Kita menyadari bersama bahwa tidak lama sebelum ini peran Iqbaal sebagai Dilan benar-benar menguntungkan produksi film dengan pencapaian statistik sekitar tujuh juta penonton. Pilihan Hanung sebagai sutradara jatuh ke Iqbaal untuk menjadi pemeran utama, tentu saja tidak murni sesuai dengan penyampaiannya dalam jumpa pers (25/5). Menurutnya, Iqbaal layak memerankan sosok Minke karena sama-sama millenial, padahal kenyataannya waktu dan ruang mereka hidup berbeda satu sama lain. Memang waktu berjalan secara dinamis, tetapi karakter sangat menentukan. Iqbaal adalah anak mantan boyband Coboy Junior yang impresinya lekat dengan anak ABG romantisme, apalagi sejak pamor dengan sosok Dilannya menjadi pujaan banyak kaum cewek alay-lebay. Sementara Minke sosok anak sekolah HBS bernasab keluarga Ningrat Jawa abad ke-20 di masa kolonial Hindia Belanda yang berkarakter progres, intelek, idealis, dan dewasa. Meski, karakter dalam film bisa dibuat-buat sesuai sensasi dan ekspektasi dengan estimasi sama antara keduanya, tetapi bukankah dengan rekayasa tersebut malah menghapus esensi karya dan menodai kebenarannya dengan tidak menghargai tujuan penulisnya sebagai referensi sejarah dan dokumentasi?

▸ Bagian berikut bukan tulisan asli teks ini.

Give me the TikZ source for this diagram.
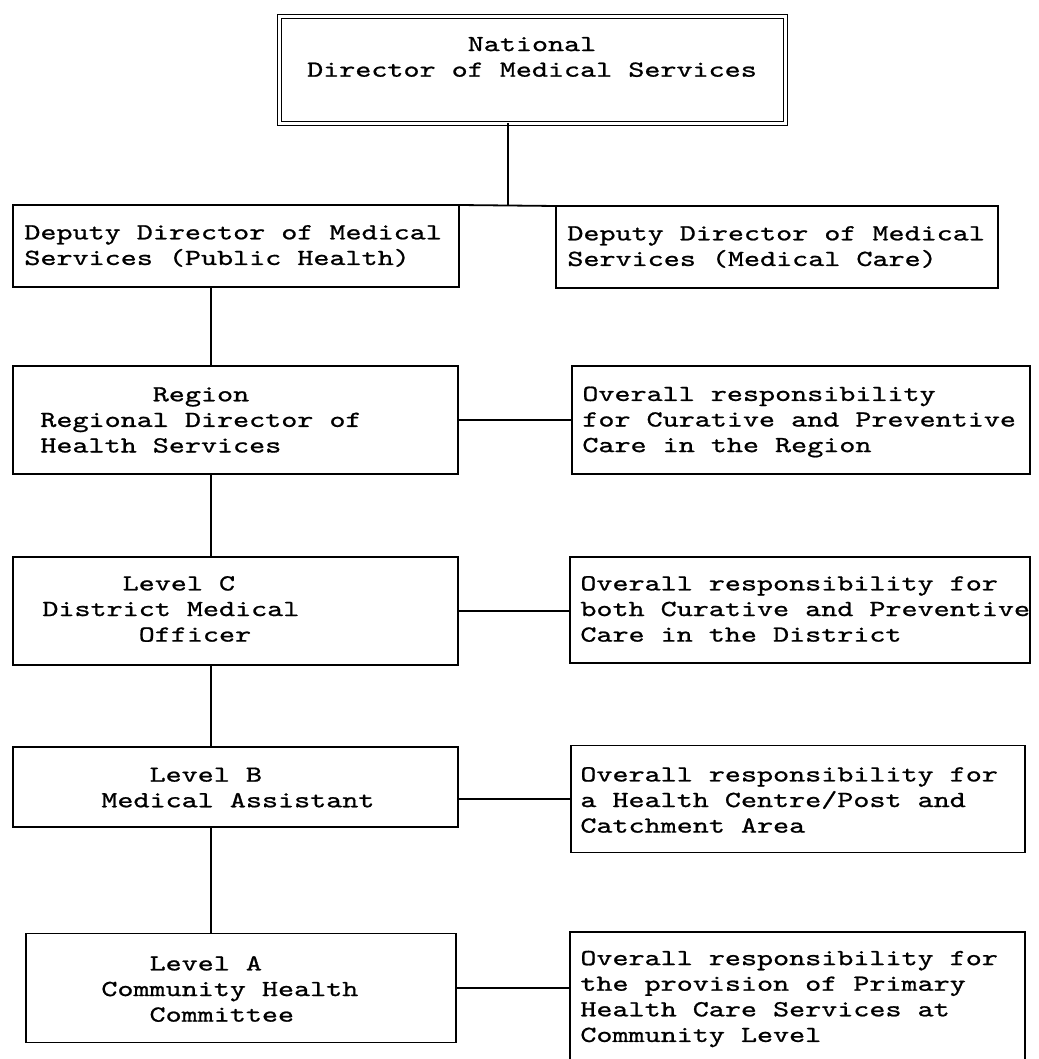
\documentclass[tikz,border=0pt]{standalone}
\usepackage{fontspec}
\newfontfamily\boxfont[Extension=.otf,FakeStretch=1.33,FakeBold=0.9]{lmmono10-regular}
\usetikzlibrary{positioning}

\begin{document}
\begin{tikzpicture}[
  x=.5pt,y=-.5pt,
  font=\boxfont\fontsize{11.5}{12.8}\selectfont,
  unitBox/.style={rectangle,draw=black,line width=.9pt,inner sep=0pt,outer sep=0pt},
  topBox/.style={rectangle,draw=black,line width=.7pt,double,double distance=1.2pt,inner sep=0pt,outer sep=0pt},
  boxText/.style={align=left,inner sep=0pt,anchor=west},
  link/.style={black,line width=.9pt}
]
\useasboundingbox (0,0) rectangle (1038,1059);
% national level
\node[topBox,minimum width=253pt,minimum height=53.5pt] (nat) at (532.5,70) {};
\node[align=center,inner sep=0pt] (natText) at (532,57) {National\\Director of Medical Services};
% deputy directors
\node[unitBox,minimum width=223pt,minimum height=41pt] (dph) at (236,246) {};
\node[unitBox,minimum width=221pt,minimum height=41pt] (dmc) at (777,247) {};
\node[boxText] (dphText) at (24,246) {Deputy Director of Medical\\Services (Public Health)};
\node[boxText] (dmcText) at (567,247) {Deputy Director of Medical\\Services (Medical Care)};
% region
\node[unitBox,minimum width=222.5pt,minimum height=54pt] (reg) at (235.5,420) {};
\node[unitBox,minimum width=229pt,minimum height=54pt] (regNote) at (801,420) {};
\node[boxText] (regText) at (40,420) {\hphantom{0000000}Region\\Regional Director of\\Health Services};
\node[boxText] (regNoteText) at (582,422) {Overall responsibility\\for Curative and Preventive\\Care in the Region};
% level C
\node[unitBox,minimum width=222.5pt,minimum height=54pt] (lvc) at (235.5,611) {};
\node[unitBox,minimum width=230pt,minimum height=53pt] (lvcNote) at (800,610) {};
\node[boxText] (lvcText) at (42,609) {\hphantom{00000}Level C\\District Medical\\\hphantom{000000}Officer};
\node[boxText] (lvcNoteText) at (580,609) {Overall responsibility for\\both Curative and Preventive\\Care in the District};
% level B
\node[unitBox,minimum width=222.5pt,minimum height=40pt] (lvb) at (235.5,787) {};
\node[unitBox,minimum width=227pt,minimum height=53.5pt] (lvbNote) at (798,799) {};
\node[boxText] (lvbText) at (101,787.5) {\hphantom{000}Level B\\Medical Assistant};
\node[boxText] (lvbNoteText) at (580,800) {Overall responsibility for\\a Health Centre/Post and\\Catchment Area};
% level A
\node[unitBox,minimum width=215pt,minimum height=54.5pt] (lva) at (241,988) {};
\node[unitBox,minimum width=227.5pt,minimum height=69pt] (lvaNote) at (797.5,1001) {};
\node[boxText] (lvaText) at (101,989) {\hphantom{000}Level A\\Community Health\\\hphantom{000}Committee};
\node[boxText] (lvaNoteText) at (580,999) {Overall responsibility for\\the provision of Primary\\Health Care Services at\\Community Level};
% connectors
\coordinate (natDrop) at (508,206);
\coordinate (spine) at (211,0);
\draw[link] (natDrop |- nat.south) -- (natDrop);
\draw[link] (dph.north east) -- (dmc.north west);
\draw[link] (spine |- dph.south) -- (spine |- reg.north);
\draw[link] (spine |- reg.south) -- (spine |- lvc.north);
\draw[link] (spine |- lvc.south) -- (spine |- lvb.north);
\draw[link] (spine |- lvb.south) -- (spine |- lva.north);
\draw[link] (reg.east) -- (regNote.west);
\draw[link] (lvc.east) -- (lvc.east -| lvcNote.west);
\draw[link] (lvbNote.west -| lvb.east) -- (lvbNote.west);
\draw[link] (lva.east) -- (lva.east -| lvaNote.west);
\end{tikzpicture}
\end{document}
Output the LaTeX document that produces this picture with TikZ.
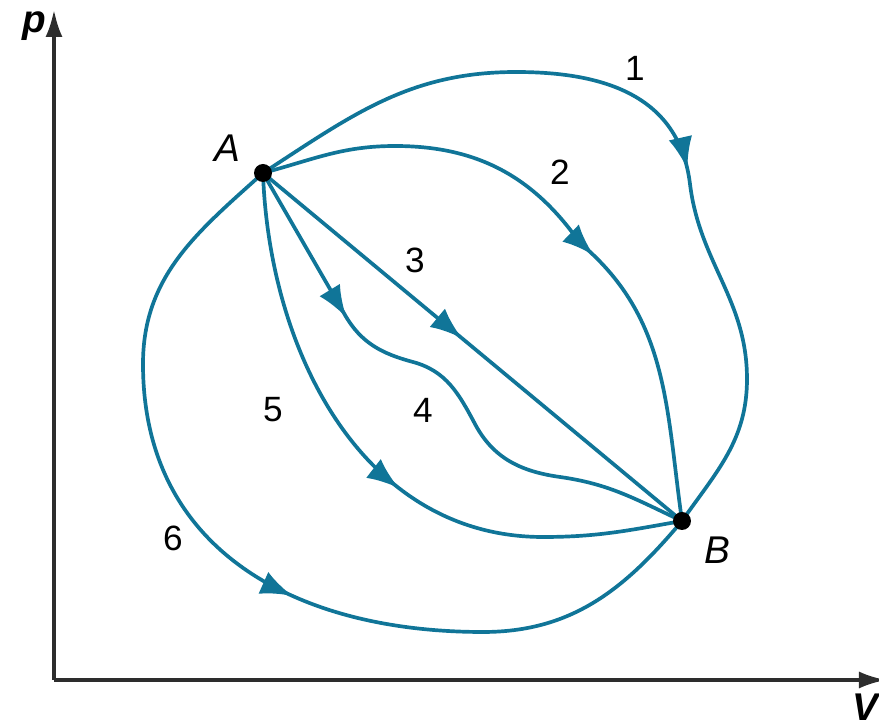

Mengaitkan konteks kehidupan remaja kolonial dengan generasi millenial dalam segala aspeknya, adalah sesuatu yang naif. Realitas sosial yang membentuk karakter keduanya pun sangat berbeda. Sudah jelas bahwa spirit lahirnya tetralogi Bumi Manusia bermuasal pada citra simbolis sosok jurnalis kritis R.M. Tirto Adi Soerjo pendiri Medan Priyayi 1907, yang berkarakter tegas, keras, dan teguh pendiriannya diabadikan Pramoedya secara tersirat dalam karakter Minke. Itu adalah esensi utama novel tersebut, yakni berisi penyemaian, perjuangan, pergerakan nasiolisme dan bangsanya. Dan tentu, sangat dikotomis dengan pernyataan Hanung Bramantyo dalam wawancaranya bersama CNNIndonesia.com (25/5) bahwa novel tersebut hanya novel percintaan biasa, sangat remaja, sangat ABG, hubungan biasa tentang anak muda yang lagi galau dengan dunianya, bahkan secara terang-terangan memperbandingkannya dengan novel Ayat-Ayat Cinta (AAC) yang hanya berkisah lakon rumah tangga yang sakinah, mawadah-warahmah. Menurutnya, masih lebih berat novel spirit romantis AAC dibanding Bumi Manusia yang pernah dicekal Kejaksaan Agung 1981 lantaran diduga mempropagandakan ajaran-ajaran marxisme-leninisme dan komunisme.